After a mostly sleepless night, I took a tuk-tuk from my Phnom Penh, Cambodia, flat to the nearest hospital. A couple of hundred US dollars lighter, I was told X-rays showed I needed an emergency hip replacement. The ligaments between my pelvis and left hip had disappeared, ground down over my 62 years. It’s not an uncommon condition for people of my age.


I was sent to nearby specialist Chenda Polyclinic, where the diagnosis was confirmed. The doctor wanted to operate immediately but work commitments obliged me to wait three days, thankfully with a fistful of powerful painkillers.


I had very low-quality health insurance with work that I knew would not cover the approximately $4,700 bill. In fact it only paid out $2,760, leaving me around $2,000 short.


Fortunately, I had been persuaded to top up my insurance privately at a bargain annual price of some $2,000 with Regency for Expats Health Insurance. I was contacted by them blind but impressed with their manner, cover and knowledge, all delivered in a very reasonable and reassuring way. I’m now very glad I took up the offer – but it wasn’t all plain sailing.


Last year, in 2020, I fractured my lower left lumbar falling down some sharp stone steps.
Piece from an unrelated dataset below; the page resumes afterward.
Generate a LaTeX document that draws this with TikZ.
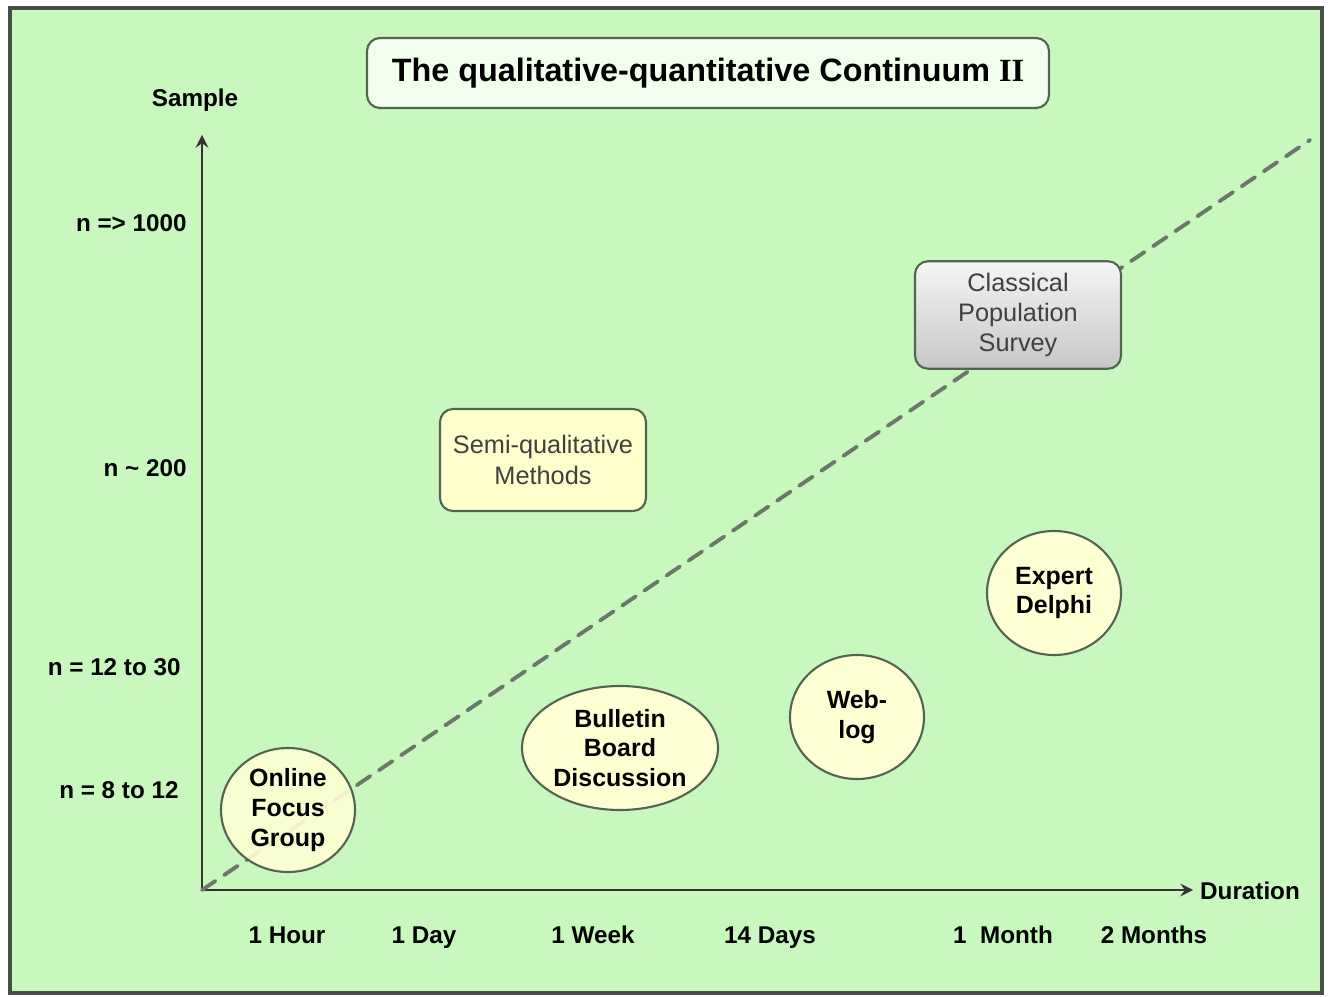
\documentclass[tikz,border=0pt]{standalone}
\usepackage{fontspec}
\setmainfont{Liberation Sans}
\newfontfamily\romanbf{Liberation Serif}
\usepackage{tikz}
\usepackage{tkz-euclide}
\usepackage{xcolor}
\usetikzlibrary{shapes.geometric}

\definecolor{chartgreen}{RGB}{200,248,190}
\definecolor{framegray}{RGB}{70,80,70}
\definecolor{edgegray}{RGB}{85,100,80}
\definecolor{paleyellow}{RGB}{255,255,212}
\definecolor{boxyellow}{RGB}{255,255,204}
\definecolor{titlefill}{RGB}{242,255,238}
\definecolor{trendgray}{RGB}{105,120,105}

\tikzset{
  axislabel/.style={font=\bfseries\fontsize{6.9}{8}\selectfont},
  method/.style={ellipse,draw=edgegray,line width=0.6pt,fill=paleyellow,
    minimum width=1.34cm,minimum height=1.24cm,inner sep=0pt,align=center,
    font=\bfseries\fontsize{7.1}{8.5}\selectfont},
  methodbox/.style={rectangle,rounded corners=0.13cm,draw=edgegray,line width=0.6pt,
    minimum width=2.06cm,minimum height=1.02cm,align=center,text=black!75,
    font=\fontsize{7.2}{8.6}\selectfont}
}

\begin{document}
\begin{tikzpicture}
    \useasboundingbox (0,0) rectangle (13.32,9.96);
    \draw[framegray,line width=0.9pt,fill=chartgreen] (0.10,0.03) rectangle (13.22,9.88);

    \tkzDefPoints{2.02/1.06/O,11.93/1.06/T,2.02/8.61/S,13.10/8.56/E}
    \tkzDrawSegments[black!80,line width=0.6pt,-stealth](O,T O,S)
    \tkzDrawSegment[trendgray,line width=1.1pt,dash pattern=on 4.6pt off 3pt](O,E)

    % title
    \node[rectangle,rounded corners=0.13cm,draw=edgegray,line width=0.6pt,fill=titlefill,
      minimum width=6.82cm,minimum height=0.70cm,font=\bfseries\fontsize{9.2}{11}\selectfont]
      (title) at (7.08,9.23) {The qualitative-quantitative Continuum {\romanbf II}};

    % axis names
    \node[axislabel] (sample) at (1.95,8.96) {Sample};
    \node[axislabel] (duration) at (12.50,1.05) {Duration};

    % sample sizes
    \node[axislabel,anchor=east] (n1000) at (1.99,7.73) {n => 1000};
    \node[axislabel,anchor=east] (n200) at (1.99,5.28) {n \textasciitilde{} 200};
    \node[axislabel,anchor=east] (n12) at (1.93,3.29) {n = 12 to 30};
    \node[axislabel,anchor=east] (n8) at (1.91,2.06) {n = 8 to 12};

    % durations
    \node[axislabel,anchor=base] (hour) at (2.87,0.53) {1 Hour};
    \node[axislabel,anchor=base] (day) at (4.24,0.53) {1 Day};
    \node[axislabel,anchor=base] (week) at (5.93,0.53) {1 Week};
    \node[axislabel,anchor=base] (days14) at (7.70,0.53) {14 Days};
    \node[axislabel,anchor=base] (month) at (10.03,0.53) {1\ \ Month};
    \node[axislabel,anchor=base] (months2) at (11.54,0.53) {2 Months};

    % methods
    \node[method,fill opacity=0.9,text opacity=1] (focus) at (2.88,1.86) {Online\\Focus\\Group};
    \node[method,minimum width=1.96cm] (bulletin) at (6.20,2.48) {Bulletin\\Board\\Discussion};
    \node[method] (weblog) at (8.57,2.79) {Web-\\log};
    \node[method] (delphi) at (10.54,4.03) {Expert\\Delphi};
    \node[methodbox,fill=boxyellow] (semi) at (5.43,5.36) {Semi-qualitative\\Methods};
    \node[methodbox,top color=black!4,bottom color=black!22,draw=edgegray] (survey) at (10.18,6.81)
      {Classical\\Population\\Survey};

\end{tikzpicture}
\end{document}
The consequent X-ray also included an image of my left hip, which showed a deterioration in my left hip ligaments.


Regency’s comprehensive and forensic investigations discovered this old X-ray and, as we all know, insurance companies do not pay out on pre-existing conditions. I was told that my full bill for my new hip would not be paid. I was offered zero compensation. To make matters worse, my phone and computer had just died and, as group business editor of the newspaper Khmer Times, I desperately needed a new one of each. I was in dire financial trouble.


But persistence pays off.


After a lot of toing and froing by email and phone with Regency’s agents, who always remained calm, pleasant and reasonable, sometimes in the face of some loud and, in retrorespect, regrettable frustration from me, they agreed that relying on an old X-ray when I had no hip complaint and was not informed by my doctor that I would eventually require attention in the area, Regency happily agreed to fully top up my full bill. The relief was immense.


But what remains with me is the decency with which I was treated by the company. They fully sympathised with my situation. We had numerous conversations by email and on the phone. Their manner was always that of a very gentle nurse.



But I also took away some very important lessons from this experience. Check the small print on any contract. Be aware pre-existing conditions are rarely if ever compensated, take out insurance before often-predictable conditions emerge such as knee, hip and back damage start to appear and, finally, customer service is a very valuable asset. That latter skill sets Regency apart in my mind. I shall not forget the initial pain of the medical operation. Nor shall I forget how well I was personally treated.